If the Karamazov brothers were a band, Dmitri would be the front man, the lead vocalist, the face of the group. The one who writes all the songs and gets all the girls. The one who could break out on his own and have a stunning solo career. But he'd also be the one to fall the hardest – the one who self-destructs on his own excesses, who ends up a washed-up has-been celebrity on one of those reality shows on E! or VH1.

Dmitri sweeps into Skotoprigonyevsk as a dashing military officer who breaks hearts left and right and spends way beyond his means. But this drunk, gambling womanizer has a taste for poetry, and we're talking really heavy, really dense German Romantic poetry, poetry that even native German speakers have a tough time understanding. He's a particular fan of Friedrich Schiller, who championed the arts as a way of wresting man from his brute, animal existence to higher thoughts and lofty ideals, like universal love and justice and peace (Read more about Schiller here.).
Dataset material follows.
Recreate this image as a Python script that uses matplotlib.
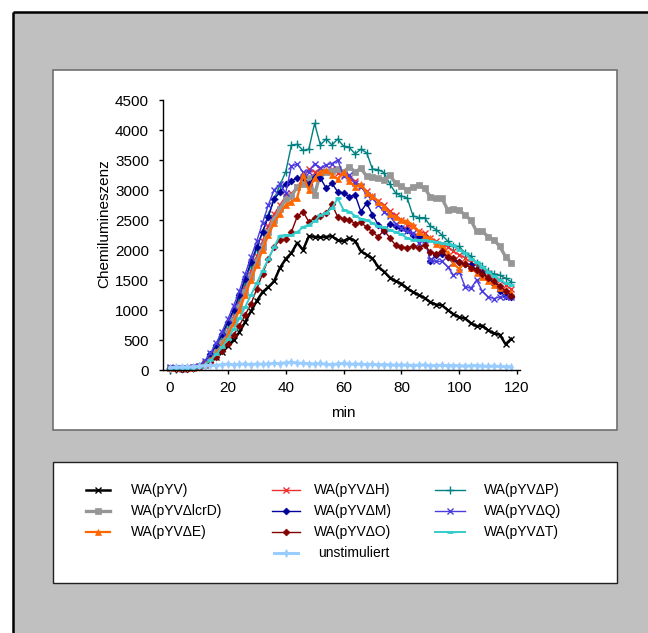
import numpy as np
import matplotlib
matplotlib.use("Agg")
import matplotlib.pyplot as plt
from matplotlib.patches import Rectangle
from matplotlib.lines import Line2D

plt.rcParams['font.family'] = ['Liberation Sans', 'DejaVu Sans']

# sampling every 2 minutes
minutes = np.arange(0, 120, 2)

pyv = [40, 30, 30, 35, 40, 50, 80, 140, 220, 300, 400, 500, 630, 800, 980, 1150,
       1300, 1380, 1480, 1700, 1850, 1950, 2120, 2000, 2230, 2220, 2210, 2220, 2230, 2160,
       2150, 2200, 2150, 1980, 1920, 1860, 1720, 1640, 1540, 1480, 1440, 1360, 1300, 1250,
       1200, 1130, 1090, 1080, 1000, 930, 880, 860, 780, 730, 740, 660, 610, 590, 430, 520]
lcrd = [30, 30, 25, 30, 35, 50, 90, 180, 300, 450, 620, 820, 1050, 1300, 1550, 1800,
        2050, 2300, 2500, 2680, 2850, 2900, 3050, 3100, 3200, 2920, 3280, 3300, 3320, 3350,
        3300, 3390, 3300, 3360, 3230, 3220, 3200, 3170, 3250, 3110, 3060, 3000, 3050, 3080,
        3030, 2890, 2860, 2860, 2670, 2690, 2670, 2580, 2500, 2310, 2310, 2220, 2170, 2060,
        1890, 1780]
d_e = [30, 35, 30, 35, 40, 55, 100, 170, 280, 420, 580, 780, 1000, 1250, 1500, 1750,
       2000, 2250, 2450, 2600, 2750, 2800, 2870, 3250, 3000, 3200, 3300, 3330, 3250, 3180,
       3300, 3150, 3050, 3100, 2950, 2900, 2800, 2720, 2600, 2550, 2500, 2480, 2420, 2300,
       2230, 2200, 2100, 2080, 1950, 1780, 1680, 1800, 1700, 1620, 1550, 1480, 1420, 1370,
       1330, 1280]
d_h = [40, 35, 30, 35, 45, 60, 110, 200, 330, 500, 680, 900, 1150, 1400, 1650, 1900,
       2150, 2400, 2600, 2750, 2900, 2950, 3050, 3200, 3350, 3300, 3350, 3300, 3350, 3280,
       3250, 3200, 3150, 3050, 2980, 2900, 2820, 2750, 2650, 2580, 2500, 2420, 2380, 2320,
       2280, 2200, 2150, 2100, 2050, 1980, 1920, 1870, 1800, 1740, 1680, 1620, 1560, 1500,
       1420, 1350]
d_m = [40, 30, 25, 30, 45, 70, 140, 260, 420, 600, 800, 1000, 1250, 1520, 1800, 2050,
       2300, 2550, 2850, 2960, 3100, 3150, 3200, 3210, 3100, 3210, 3200, 3030, 3110, 2970,
       2950, 2890, 2920, 2640, 2780, 2590, 2420, 2310, 2440, 2400, 2360, 2330, 2250, 2220,
       2220, 1810, 1920, 1940, 1890, 1840, 1800, 1770, 1750, 1670, 1610, 1530, 1440, 1310,
       1230, 1220]
d_o = [30, 25, 20, 25, 35, 50, 80, 140, 220, 320, 440, 580, 740, 920, 1100, 1350,
       1600, 1850, 2050, 2170, 2180, 2300, 2560, 2640, 2470, 2530, 2560, 2610, 2760, 2550,
       2520, 2500, 2440, 2460, 2380, 2300, 2220, 2330, 2200, 2080, 2050, 2040, 2060, 2030,
       2090, 1960, 1940, 1980, 1880, 1860, 1800, 1760, 1700, 1670, 1600, 1540, 1480, 1400,
       1320, 1240]
d_p = [20, 25, 30, 30, 40, 60, 120, 230, 380, 560, 760, 980, 1220, 1480, 1750, 2020,
       2300, 2580, 2850, 3080, 3300, 3750, 3760, 3660, 3680, 4110, 3750, 3850, 3750, 3850,
       3730, 3710, 3600, 3680, 3620, 3350, 3340, 3290, 3100, 2950, 2900, 2870, 2570, 2540,
       2540, 2400, 2340, 2250, 2150, 2060, 2060, 1950, 1900, 1780, 1730, 1650, 1600, 1580,
       1530, 1470]
d_q = [50, 40, 30, 35, 50, 75, 150, 280, 450, 640, 850, 1070, 1320, 1600, 1880, 2150,
       2450, 2750, 3000, 3100, 2950, 3400, 3430, 3300, 3300, 3440, 3370, 3420, 3440, 3500,
       3230, 3250, 3110, 3060, 2920, 2860, 2750, 2640, 2560, 2440, 2360, 2310, 2280, 2110,
       2170, 1830, 1810, 1810, 1720, 1580, 1640, 1390, 1360, 1500, 1310, 1220, 1190, 1220,
       1210, 1220]
d_t = [30, 30, 25, 30, 40, 55, 90, 160, 260, 380, 520, 680, 860, 1050, 1250, 1450,
       1650, 1850, 2050, 2240, 2250, 2250, 2300, 2380, 2420, 2480, 2580, 2620, 2700, 2860,
       2670, 2640, 2570, 2520, 2500, 2450, 2400, 2380, 2330, 2300, 2260, 2200, 2170, 2170,
       2160, 2150, 2140, 2120, 2100, 2080, 2000, 1950, 1850, 1800, 1720, 1640, 1560, 1500,
       1450, 1420]
unstim = [40, 45, 50, 50, 55, 60, 70, 80, 75, 90, 100, 85, 95, 100, 90, 100,
          95, 100, 110, 105, 120, 130, 115, 110, 105, 100, 110, 95, 90, 100,
          110, 100, 95, 100, 90, 95, 85, 90, 85, 80, 85, 80, 75, 80,
          85, 70, 75, 80, 70, 75, 70, 65, 70, 75, 65, 60, 65, 60, 55, 55]

x_ticks = [0, 20, 40, 60, 80, 100, 120]
y_ticks = list(range(0, 5000, 500))

# label, values, color, line width, marker, marker size, marker edge width
series = [
    ("WA(pYV)", pyv, "#000000", 1.8, "x", 4.5, 1.0),
    ("WA(pYVΔH)", d_h, "#F03030", 1.0, "x", 4.0, 1.0),
    ("WA(pYVΔP)", d_p, "#008080", 1.0, "+", 6.0, 1.0),
    ("WA(pYVΔlcrD)", lcrd, "#969696", 2.4, "s", 4.5, 0.5),
    ("WA(pYVΔM)", d_m, "#000099", 1.0, "D", 3.5, 0.5),
    ("WA(pYVΔQ)", d_q, "#4B3CE0", 1.0, "x", 4.5, 1.0),
    ("WA(pYVΔE)", d_e, "#FF6600", 1.6, "^", 5.0, 0.5),
    ("WA(pYVΔO)", d_o, "#800000", 1.0, "D", 3.5, 0.5),
    ("WA(pYVΔT)", d_t, "#33CCCC", 1.4, "_", 5.0, 2.0),
    ("unstimuliert", unstim, "#99CCFF", 2.2, "d", 4.0, 0.5),
]

W, H = 648, 633
fig = plt.figure(figsize=(W / 100, H / 100), dpi=100)
fig.patch.set_facecolor("white")


def fx(x):
    return x / W


def fy(y):
    return 1 - y / H


tf = fig.transFigure
# grey panel with black frame on the left and top
fig.add_artist(Rectangle((fx(13), 0), 1 - fx(13), fy(12), transform=tf,
                         facecolor="#C0C0C0", edgecolor="none", zorder=-5))
fig.add_artist(Line2D([fx(13), fx(13)], [0, fy(12)], color="black", lw=1.8,
                      transform=tf, zorder=-4, solid_capstyle="butt"))
fig.add_artist(Line2D([fx(13), 1.01], [fy(12), fy(12)], color="black", lw=1.8,
                      transform=tf, zorder=-4, solid_capstyle="butt"))
# plot area
fig.add_artist(Rectangle((fx(53), fy(430)), fx(617) - fx(53), fy(70) - fy(430),
                         transform=tf, facecolor="white", edgecolor="#707070",
                         lw=1.2, zorder=-3))
# legend area
fig.add_artist(Rectangle((fx(53), fy(583)), fx(617) - fx(53), fy(462) - fy(583),
                         transform=tf, facecolor="white", edgecolor="#202020",
                         lw=1.0, zorder=-3))

# time axis: 0 min sits a little right of the value axis
x_lo, x_hi = -2.4, 121.0
ax = fig.add_axes([fx(163), fy(370), fx(520) - fx(163), fy(100) - fy(370)])
ax.patch.set_alpha(0)

for label, vals, color, lw, mk, ms, mew in series:
    ax.plot(minutes, vals, color=color, lw=lw, marker=mk, ms=ms, mew=mew,
            mec=color, mfc=color, label=label, clip_on=False)

ax.set_xlim(x_lo, x_hi)
ax.set_ylim(0, 4500)
ax.set_xticks(x_ticks)
ax.set_yticks(y_ticks)
for s in ("top", "right"):
    ax.spines[s].set_visible(False)
for s in ("left", "bottom"):
    ax.spines[s].set_color("black")
    ax.spines[s].set_linewidth(1.0)
ax.tick_params(axis="both", direction="out", length=3, width=1, labelsize=11,
               colors="black")
ax.tick_params(axis="y", pad=7)
ax.tick_params(axis="x", pad=5)

fig.text(fx(104), fy(224), "Chemilumineszenz", rotation=90, ha="center",
         va="center", fontsize=11)
fig.text(fx(343), fy(413), "min", ha="center", va="center", fontsize=11)

# legend entries (three columns, "unstimuliert" centred below)
rows = [490, 511, 532, 553]
slots = {
    "WA(pYV)": (86, 110, 131, rows[0]),
    "WA(pYVΔlcrD)": (86, 110, 131, rows[1]),
    "WA(pYVΔE)": (86, 110, 131, rows[2]),
    "WA(pYVΔH)": (272, 300, 314, rows[0]),
    "WA(pYVΔM)": (272, 300, 314, rows[1]),
    "WA(pYVΔO)": (272, 300, 314, rows[2]),
    "unstimuliert": (274, 298, 318, rows[3]),
    "WA(pYVΔP)": (435, 465, 484, rows[0]),
    "WA(pYVΔQ)": (435, 465, 484, rows[1]),
    "WA(pYVΔT)": (435, 465, 484, rows[2]),
}
for label, vals, color, lw, mk, ms, mew in series:
    x0, x1, xt, y = slots[label]
    fig.add_artist(Line2D([fx(x0), fx(x1)], [fy(y), fy(y)], color=color, lw=lw,
                          transform=tf, zorder=3))
    fig.add_artist(Line2D([fx((x0 + x1) / 2)], [fy(y)], color=color, marker=mk,
                          ms=ms, mew=mew, mec=color, mfc=color, lw=0,
                          transform=tf, zorder=4))
    fig.text(fx(xt), fy(y), label, ha="left", va="center", fontsize=10)

fig.savefig("out.png", dpi=100, facecolor=fig.get_facecolor())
What's interesting about Dmitri's love for poetry is that he doesn't relate to it on an abstract, intellectual level. Let's face it: he'd probably fail miserably at Poetry 101. Instead, he seems to connect to poetry on an unconscious, emotional level. In the throes of passions that he can't describe or control, Dmitri often borrows bits and pieces of poetry in an effort to express himself.

It's the beauty of poetry that attracts Dmitri and draws him in: the way that it sounds and the images it conjures up. In fact, it might not be too extreme to suggest that Dmitri's connection to poetry is a sexual one. Just as he is seduced by the "infernal curves" (11.4.51) of Grushenka's body, it's poetry as a vehicle for beautiful images and sounds that sucks Dmitri in.

Just as his love for Grushenka propels him to seek out a kind of moral regeneration at the end of the novel, poetry also gets Dmitri back in touch with his basic, human desire for a higher order, for spiritual enlightenment – a desire that the novel suggests all men have (8.5.123). (Even Fyodor? Even Smerdyakov? We'll let you decide.)

Perhaps this desire for a higher order explains how a party-hardy military officer ends up with such elevated tastes. Even before he experiences a moral crisis with his false conviction for his father's murder, Dmitri reflects an awareness of how corrupt he is, frequently referring to himself as an "insect" (3.3.29) and "the lowest vermin" (9.9.5). It's hard to imagine how he could be so hard on himself without having some sense of what a human being could and ought to be.

Of course, not everyone grasps Dmitri's essentially good moral core. If you don't understand how fundamental a human's desire for higher order is, you probably look at Dmitri and see a rambling, selfish, amoral murderer, as the prosecutor Kirillovich does.

Tragically, Kirillovich's false view of Dmitri's nature wins out at Dmitri's trial, and Dmitri is sentenced to exile in Siberia for a murder he didn't commit. In a way, Dmitri seems to end up exactly where he was in the beginning of the novel. He's just as uncertain about what the right way to act is. Should he resign himself to his fate nobly and seek moral redemption through suffering? Should he escape to America with Grushenka? After everything he went through in the novel, you might agree with Alyosha that Dmitri doesn't have to prove that he isn't a vermin anymore.